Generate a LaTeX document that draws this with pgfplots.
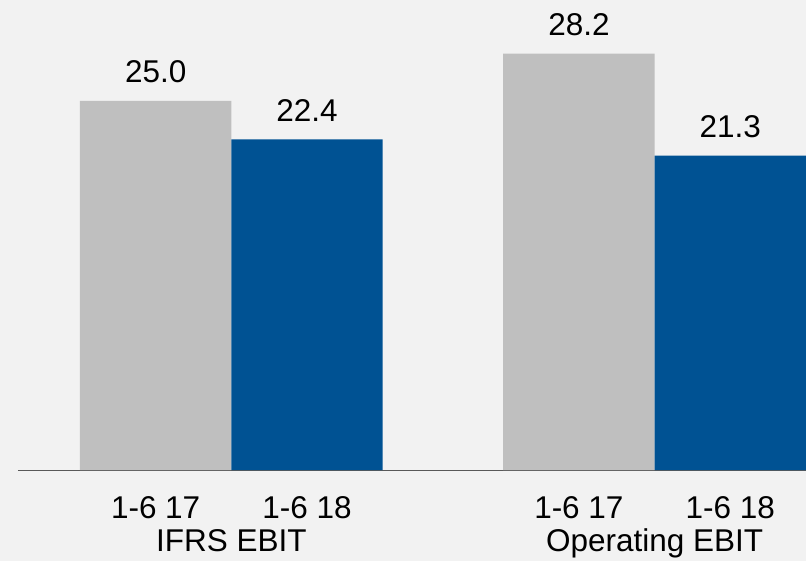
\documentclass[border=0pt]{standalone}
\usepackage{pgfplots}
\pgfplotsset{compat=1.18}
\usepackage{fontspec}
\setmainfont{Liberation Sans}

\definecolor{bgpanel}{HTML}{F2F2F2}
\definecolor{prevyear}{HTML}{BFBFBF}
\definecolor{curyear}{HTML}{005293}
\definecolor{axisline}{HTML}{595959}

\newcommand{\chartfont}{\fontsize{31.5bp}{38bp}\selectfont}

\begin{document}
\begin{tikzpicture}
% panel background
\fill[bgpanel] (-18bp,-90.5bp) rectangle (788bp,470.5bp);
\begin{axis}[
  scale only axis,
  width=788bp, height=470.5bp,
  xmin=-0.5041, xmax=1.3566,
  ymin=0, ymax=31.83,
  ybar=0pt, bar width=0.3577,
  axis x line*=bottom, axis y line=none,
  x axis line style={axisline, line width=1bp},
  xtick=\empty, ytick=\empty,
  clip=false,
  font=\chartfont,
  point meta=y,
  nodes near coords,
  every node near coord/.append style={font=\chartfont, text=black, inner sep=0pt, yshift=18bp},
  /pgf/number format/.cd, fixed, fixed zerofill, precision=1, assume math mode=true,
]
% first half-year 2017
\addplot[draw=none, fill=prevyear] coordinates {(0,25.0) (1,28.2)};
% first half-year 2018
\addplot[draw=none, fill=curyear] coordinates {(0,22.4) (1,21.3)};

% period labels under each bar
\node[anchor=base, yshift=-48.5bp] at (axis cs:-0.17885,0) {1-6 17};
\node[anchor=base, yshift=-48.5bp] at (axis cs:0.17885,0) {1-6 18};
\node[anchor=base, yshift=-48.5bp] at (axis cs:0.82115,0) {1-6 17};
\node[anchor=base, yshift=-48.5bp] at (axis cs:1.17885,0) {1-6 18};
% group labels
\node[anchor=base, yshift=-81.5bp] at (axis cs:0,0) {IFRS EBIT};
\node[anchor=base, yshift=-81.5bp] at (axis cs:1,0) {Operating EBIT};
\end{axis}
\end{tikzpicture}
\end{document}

> PROBLEM REQUIREMENTS:
Except for the pictures, give all the material above again verbatim.

> EXERCISE RESPONSE:
Generate a LaTeX document that draws this with pgfplots.
\documentclass[border=0pt]{standalone}
\usepackage{pgfplots}
\pgfplotsset{compat=1.18}
\usepackage{fontspec}
\setmainfont{Liberation Sans}

\definecolor{bgpanel}{HTML}{F2F2F2}
\definecolor{prevyear}{HTML}{BFBFBF}
\definecolor{curyear}{HTML}{005293}
\definecolor{axisline}{HTML}{595959}

\newcommand{\chartfont}{\fontsize{31.5bp}{38bp}\selectfont}

\begin{document}
\begin{tikzpicture}
% panel background
\fill[bgpanel] (-18bp,-90.5bp) rectangle (788bp,470.5bp);
\begin{axis}[
  scale only axis,
  width=788bp, height=470.5bp,
  xmin=-0.5041, xmax=1.3566,
  ymin=0, ymax=31.83,
  ybar=0pt, bar width=0.3577,
  axis x line*=bottom, axis y line=none,
  x axis line style={axisline, line width=1bp},
  xtick=\empty, ytick=\empty,
  clip=false,
  font=\chartfont,
  point meta=y,
  nodes near coords,
  every node near coord/.append style={font=\chartfont, text=black, inner sep=0pt, yshift=18bp},
  /pgf/number format/.cd, fixed, fixed zerofill, precision=1, assume math mode=true,
]
% first half-year 2017
\addplot[draw=none, fill=prevyear] coordinates {(0,25.0) (1,28.2)};
% first half-year 2018
\addplot[draw=none, fill=curyear] coordinates {(0,22.4) (1,21.3)};

% period labels under each bar
\node[anchor=base, yshift=-48.5bp] at (axis cs:-0.17885,0) {1-6 17};
\node[anchor=base, yshift=-48.5bp] at (axis cs:0.17885,0) {1-6 18};
\node[anchor=base, yshift=-48.5bp] at (axis cs:0.82115,0) {1-6 17};
\node[anchor=base, yshift=-48.5bp] at (axis cs:1.17885,0) {1-6 18};
% group labels
\node[anchor=base, yshift=-81.5bp] at (axis cs:0,0) {IFRS EBIT};
\node[anchor=base, yshift=-81.5bp] at (axis cs:1,0) {Operating EBIT};
\end{axis}
\end{tikzpicture}
\end{document}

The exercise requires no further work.